▸ What you have to do
Copy everything in the listing below word for word, apart from any images.

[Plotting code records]
= = = = = = =
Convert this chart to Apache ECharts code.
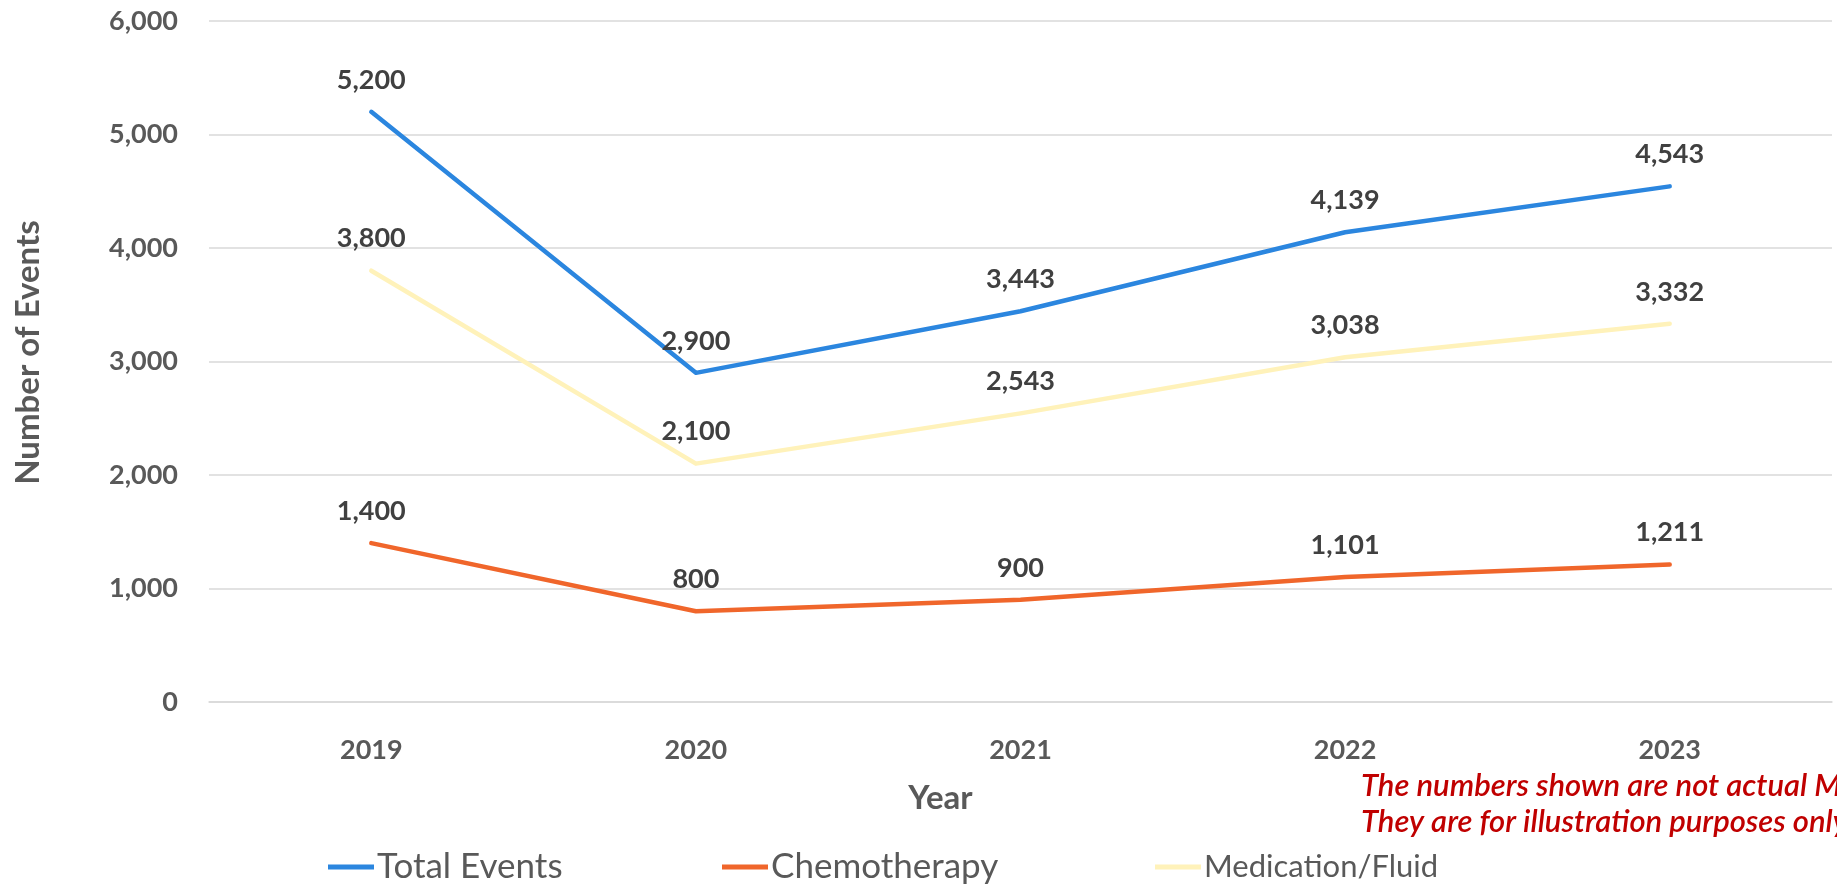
<!DOCTYPE html>
<html>
<head>
<meta charset="utf-8">
<script src="https://cdn.jsdelivr.net/npm/echarts@6/dist/echarts.min.js"></script>
<style>
  html, body { margin: 0; padding: 0; background: #ffffff; }
  #chart { width: 1837px; height: 886px; }
</style>
</head>
<body>
<div id="chart"></div>
<script>
// Yearly event counts by category
const years = ['2019', '2020', '2021', '2022', '2023'];
const totalEvents = [5200, 2900, 3443, 4139, 4543];
const chemotherapy = [1400, 800, 900, 1101, 1211];
const medicationFluid = [3800, 2100, 2543, 3038, 3332];
const seriesNames = ['Total Events', 'Chemotherapy', 'Medication/Fluid'];
const noteLines = [
  'The numbers shown are not actual M.D. data.',
  'They are for illustration purposes only.'
];

const FONT = 'Lato, "Open Sans", "Noto Sans", sans-serif';
const colors = ['#2B86DF', '#F0662B', '#FFF2BA'];
const fmt = v => v.toLocaleString('en-US');

const chart = echarts.init(document.getElementById('chart'));

function lineSeries(name, data, color) {
  return {
    name: name,
    type: 'line',
    data: data,
    symbol: 'circle',
    symbolSize: 1,
    showSymbol: true,
    lineStyle: { color: color, width: 4.5, cap: 'round', join: 'round' },
    itemStyle: { color: color },
    label: {
      show: true,
      position: 'top',
      distance: 18,
      formatter: p => fmt(p.value),
      color: '#404040',
      fontFamily: FONT,
      fontWeight: 'bold',
      fontSize: 27
    },
    labelLayout: { hideOverlap: false },
    emphasis: { disabled: true }
  };
}

// one legend block per series so each entry sits at its own spot
function legendItem(name, left, size) {
  return {
    data: [name],
    left: left,
    top: 863 - size / 2 - 1,
    icon: 'rect',
    itemWidth: 46,
    itemHeight: 5,
    itemGap: 0,
    textStyle: { color: '#595959', fontFamily: FONT, fontSize: size, padding: [0, 0, 0, -2] }
  };
}

chart.setOption({
  animation: false,
  color: colors,
  grid: { left: 209, right: 5, top: 21, bottom: 184, containLabel: false },
  legend: [
    legendItem(seriesNames[0], 323, 35),
    legendItem(seriesNames[1], 717, 35),
    legendItem(seriesNames[2], 1150, 31)
  ],
  xAxis: {
    type: 'category',
    data: years,
    boundaryGap: true,
    name: 'Year',
    nameLocation: 'middle',
    nameGap: 80,
    nameTextStyle: {
      color: '#595959', fontFamily: FONT, fontWeight: 'bold', fontSize: 33,
      padding: [0, 160, 0, 0]
    },
    axisLine: { show: true, lineStyle: { color: '#d9d9d9', width: 1.5 } },
    axisTick: { show: false },
    axisLabel: {
      margin: 35,
      color: '#595959', fontFamily: FONT, fontWeight: 'bold', fontSize: 27
    }
  },
  yAxis: {
    type: 'value',
    min: 0,
    max: 6000,
    interval: 1000,
    name: 'Number of Events',
    nameLocation: 'middle',
    nameGap: 164,
    nameRotate: 90,
    nameTextStyle: {
      color: '#595959', fontFamily: FONT, fontWeight: 'bold', fontSize: 33,
      padding: [0, 0, 0, 18]
    },
    axisLine: { show: false },
    axisTick: { show: false },
    splitLine: { lineStyle: { color: '#d9d9d9', width: 1.5 } },
    axisLabel: {
      margin: 31,
      formatter: v => fmt(v),
      color: '#595959', fontFamily: FONT, fontWeight: 'bold', fontSize: 27
    }
  },
  series: [
    lineSeries(seriesNames[0], totalEvents, colors[0]),
    lineSeries(seriesNames[1], chemotherapy, colors[1]),
    lineSeries(seriesNames[2], medicationFluid, colors[2])
  ],
  graphic: noteLines.map((t, i) => ({
    type: 'text',
    left: 1361,
    top: 770 + i * 36,
    silent: true,
    style: {
      text: t,
      fill: '#C00000',
      font: 'italic 600 31px ' + FONT
    }
  }))
});
</script>
</body>
</html>
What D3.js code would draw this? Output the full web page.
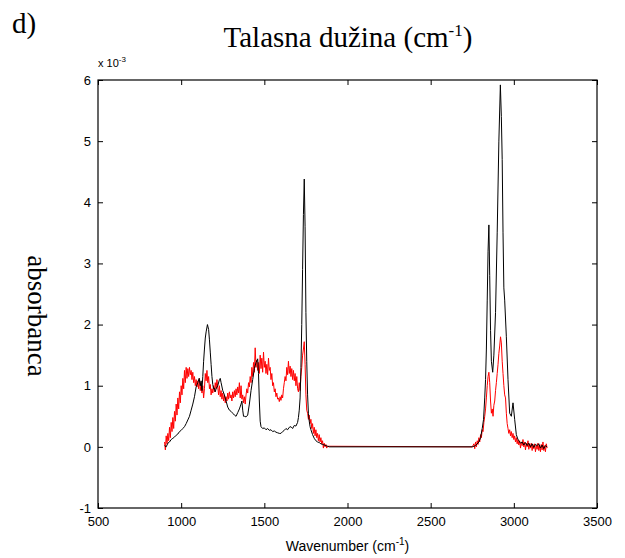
= = = = = = =
▸ Answer
Convert this chart to Apache ECharts code.
<!DOCTYPE html>
<html>
<head>
<meta charset="utf-8">
<script src="https://cdn.jsdelivr.net/npm/echarts@6/dist/echarts.min.js"></script>
<style>
  html, body { margin: 0; padding: 0; background: #ffffff; }
  #chart { width: 1837px; height: 886px; }
</style>
</head>
<body>
<div id="chart"></div>
<script>
// Yearly event counts by category
const years = ['2019', '2020', '2021', '2022', '2023'];
const totalEvents = [5200, 2900, 3443, 4139, 4543];
const chemotherapy = [1400, 800, 900, 1101, 1211];
const medicationFluid = [3800, 2100, 2543, 3038, 3332];
const seriesNames = ['Total Events', 'Chemotherapy', 'Medication/Fluid'];
const noteLines = [
  'The numbers shown are not actual M.D. data.',
  'They are for illustration purposes only.'
];

const FONT = 'Lato, "Open Sans", "Noto Sans", sans-serif';
const colors = ['#2B86DF', '#F0662B', '#FFF2BA'];
const fmt = v => v.toLocaleString('en-US');

const chart = echarts.init(document.getElementById('chart'));

function lineSeries(name, data, color) {
  return {
    name: name,
    type: 'line',
    data: data,
    symbol: 'circle',
    symbolSize: 1,
    showSymbol: true,
    lineStyle: { color: color, width: 4.5, cap: 'round', join: 'round' },
    itemStyle: { color: color },
    label: {
      show: true,
      position: 'top',
      distance: 18,
      formatter: p => fmt(p.value),
      color: '#404040',
      fontFamily: FONT,
      fontWeight: 'bold',
      fontSize: 27
    },
    labelLayout: { hideOverlap: false },
    emphasis: { disabled: true }
  };
}

// one legend block per series so each entry sits at its own spot
function legendItem(name, left, size) {
  return {
    data: [name],
    left: left,
    top: 863 - size / 2 - 1,
    icon: 'rect',
    itemWidth: 46,
    itemHeight: 5,
    itemGap: 0,
    textStyle: { color: '#595959', fontFamily: FONT, fontSize: size, padding: [0, 0, 0, -2] }
  };
}

chart.setOption({
  animation: false,
  color: colors,
  grid: { left: 209, right: 5, top: 21, bottom: 184, containLabel: false },
  legend: [
    legendItem(seriesNames[0], 323, 35),
    legendItem(seriesNames[1], 717, 35),
    legendItem(seriesNames[2], 1150, 31)
  ],
  xAxis: {
    type: 'category',
    data: years,
    boundaryGap: true,
    name: 'Year',
    nameLocation: 'middle',
    nameGap: 80,
    nameTextStyle: {
      color: '#595959', fontFamily: FONT, fontWeight: 'bold', fontSize: 33,
      padding: [0, 160, 0, 0]
    },
    axisLine: { show: true, lineStyle: { color: '#d9d9d9', width: 1.5 } },
    axisTick: { show: false },
    axisLabel: {
      margin: 35,
      color: '#595959', fontFamily: FONT, fontWeight: 'bold', fontSize: 27
    }
  },
  yAxis: {
    type: 'value',
    min: 0,
    max: 6000,
    interval: 1000,
    name: 'Number of Events',
    nameLocation: 'middle',
    nameGap: 164,
    nameRotate: 90,
    nameTextStyle: {
      color: '#595959', fontFamily: FONT, fontWeight: 'bold', fontSize: 33,
      padding: [0, 0, 0, 18]
    },
    axisLine: { show: false },
    axisTick: { show: false },
    splitLine: { lineStyle: { color: '#d9d9d9', width: 1.5 } },
    axisLabel: {
      margin: 31,
      formatter: v => fmt(v),
      color: '#595959', fontFamily: FONT, fontWeight: 'bold', fontSize: 27
    }
  },
  series: [
    lineSeries(seriesNames[0], totalEvents, colors[0]),
    lineSeries(seriesNames[1], chemotherapy, colors[1]),
    lineSeries(seriesNames[2], medicationFluid, colors[2])
  ],
  graphic: noteLines.map((t, i) => ({
    type: 'text',
    left: 1361,
    top: 770 + i * 36,
    silent: true,
    style: {
      text: t,
      fill: '#C00000',
      font: 'italic 600 31px ' + FONT
    }
  }))
});
</script>
</body>
</html>
What D3.js code would draw this? Output the full web page.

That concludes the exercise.